Carly Mastrogiacomo (’19), who is also a nurse at Hackensack University Medical Center, has been working on her hospital’s COVID-19 floor, where she tends six to eight patients who are in unstable condition each day. Due to overcrowding, she hasn’t seen many of her co-workers in weeks, since everyone spends hours in their own patients’ rooms.
To slow the spread of the novel coronavirus and keep people safe, many hospitals, including Hackensack University Medical Center, have adjusted its visitation policy, allowing only one to two visitors per patient or no visitors at all. Although Mastrogiacomo understands the need for the policy change, she said it’s still difficult to see her patients FaceTime their loved ones, as they try to make medical decisions over the phone.
“I can hear the anxiety in their voices, and sometimes I really am at a loss of what to say to make them feel better,” Mastrogiacomo said. “Sometimes I feel really helpless myself and wish I had answers for them, but we just haven’t completely figured this thing out yet.”
While hospitals become overwhelmed with COVID-19 patients, many nursing students from the College have been working alongside healthcare workers across the state.
Kerri McSweeney, a senior nursing major, joined Newton Medical Center in Sussex as a nursing assistant in June 2019, where she worked once a week on various floors of the hospital and tended to eight to 12 patients a day.
Prior to the pandemic, McSweeney said that before entering a patient’s room, she would wash her hands, wear gloves and a surgical mask, and could look at her patient with a full face. Every time she entered another patient’s room, she would put on a new mask and gloves.
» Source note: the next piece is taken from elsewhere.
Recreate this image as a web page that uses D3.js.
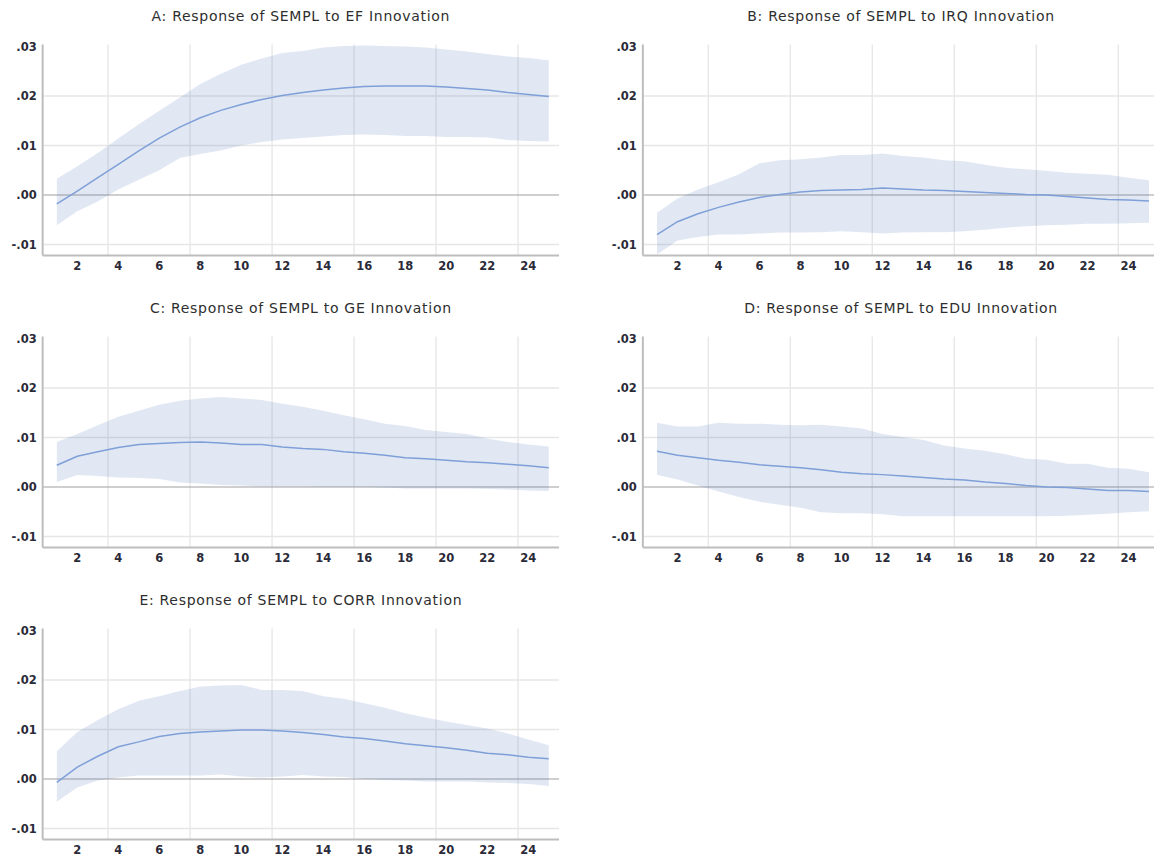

But since March 20, McSweeney has been working almost every day on the hospital’s three units that are designated to treat COVID-19 patients. Now when she enters a patient’s room, she’s dressed head to toe in layers of personal protective equipment, all of which she wears for her entire shift. To further protect healthcare workers, the patients must also wear a mask.
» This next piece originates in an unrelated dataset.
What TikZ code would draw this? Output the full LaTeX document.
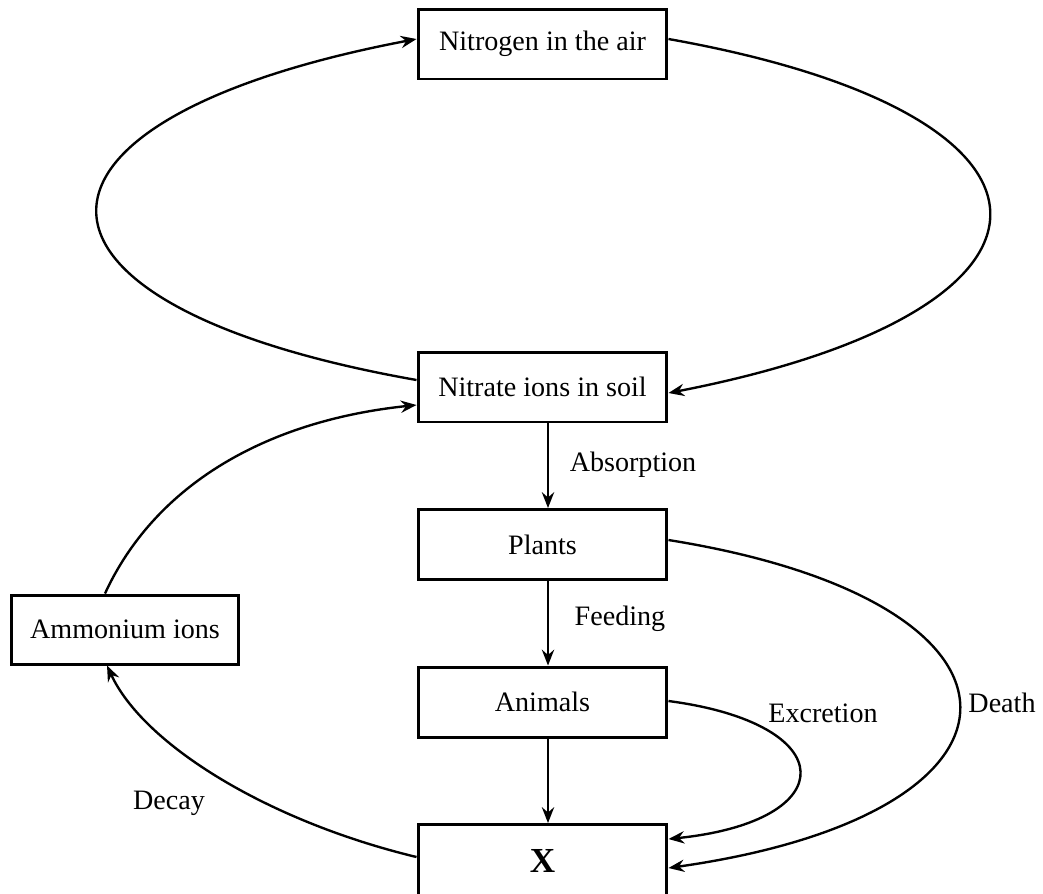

“My legs are sore, my face and ears are sore from the masks, my hands are dry from washing so much, but none of that amounts to the pain and suffering these patients could be in,” McSweeney said.
But even as the virus continues to spread, there are signs of hope.
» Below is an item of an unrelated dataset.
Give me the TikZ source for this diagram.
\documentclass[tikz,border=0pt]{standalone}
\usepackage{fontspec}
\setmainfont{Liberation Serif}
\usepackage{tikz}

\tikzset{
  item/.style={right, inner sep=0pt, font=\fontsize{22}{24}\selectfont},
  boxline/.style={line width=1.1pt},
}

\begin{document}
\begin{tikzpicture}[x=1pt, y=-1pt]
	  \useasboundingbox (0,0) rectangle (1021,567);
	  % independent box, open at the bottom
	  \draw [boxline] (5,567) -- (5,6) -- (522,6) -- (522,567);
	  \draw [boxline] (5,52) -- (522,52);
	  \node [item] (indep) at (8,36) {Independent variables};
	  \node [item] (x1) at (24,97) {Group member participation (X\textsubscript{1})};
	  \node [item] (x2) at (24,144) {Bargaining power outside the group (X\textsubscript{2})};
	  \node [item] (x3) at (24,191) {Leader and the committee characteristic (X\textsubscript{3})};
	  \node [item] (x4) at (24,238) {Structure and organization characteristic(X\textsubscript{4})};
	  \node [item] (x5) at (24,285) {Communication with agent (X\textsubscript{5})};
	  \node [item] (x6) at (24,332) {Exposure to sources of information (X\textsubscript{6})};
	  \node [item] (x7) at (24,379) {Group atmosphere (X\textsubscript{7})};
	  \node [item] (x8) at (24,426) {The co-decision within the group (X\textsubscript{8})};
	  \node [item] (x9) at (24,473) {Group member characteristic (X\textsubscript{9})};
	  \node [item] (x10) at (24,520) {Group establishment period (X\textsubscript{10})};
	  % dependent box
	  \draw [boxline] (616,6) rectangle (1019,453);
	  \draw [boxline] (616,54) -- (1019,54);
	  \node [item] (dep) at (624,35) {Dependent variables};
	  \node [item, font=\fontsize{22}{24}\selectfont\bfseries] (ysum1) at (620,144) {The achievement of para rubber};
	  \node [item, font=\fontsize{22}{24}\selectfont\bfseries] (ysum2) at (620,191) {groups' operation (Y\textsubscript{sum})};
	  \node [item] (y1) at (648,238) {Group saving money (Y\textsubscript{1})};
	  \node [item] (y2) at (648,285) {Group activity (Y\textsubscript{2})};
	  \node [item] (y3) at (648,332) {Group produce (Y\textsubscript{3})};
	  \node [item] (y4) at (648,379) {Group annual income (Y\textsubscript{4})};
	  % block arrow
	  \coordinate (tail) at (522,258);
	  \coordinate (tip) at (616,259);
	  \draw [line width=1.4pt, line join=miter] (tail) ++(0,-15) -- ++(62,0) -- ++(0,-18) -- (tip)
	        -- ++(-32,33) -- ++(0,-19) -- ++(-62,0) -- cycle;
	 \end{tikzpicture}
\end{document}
On April 30, the number of hospitalizations related to COVID-19 in New Jersey fell below 6,000, which is the first time that has happened since state officials started to track the data in early April, according to NJ.com.
Although the state has not yet released the number of New Jersey residents who have recovered from coronavirus, hundreds of patients have been discharged from hospitals each day, including Foglia’s 40-year-old patient, who, after 28 days in critical condition, made a full recovery.
“While the challenges of battling this virus seem endless, my determination has grown even stronger. I feel a greater sense of purpose knowing I have a lot of people relying on me,” Foglia said. “Although I am not working alongside my usual team, I’ve been inspired by all the healthcare workers I’ve met who are continuing to rise to the occasion.”
All across the country, many people have shown their appreciation of healthcare workers by donating food to hospitals, standing outside to clap or putting up signs that read “Thank you for keeping us safe.”
“Some days, we come home and just cry because that day was rough,” McSweeney said. “But seeing the support from the community is truly breathtaking.”
Mosser said that while there’s nothing that could have prepared anyone for working during a pandemic, the College’s nursing program gave her and her classmates much more than critical thinking, advocacy and teamwork skills — it gave them a supportive group of friends and colleagues.
“While we often feel overwhelmed, frustrated and scared during this time, I have also never felt a stronger bond between all people I work with,” Foglia said. “We are in this together and are all leaning on each other to get through this.”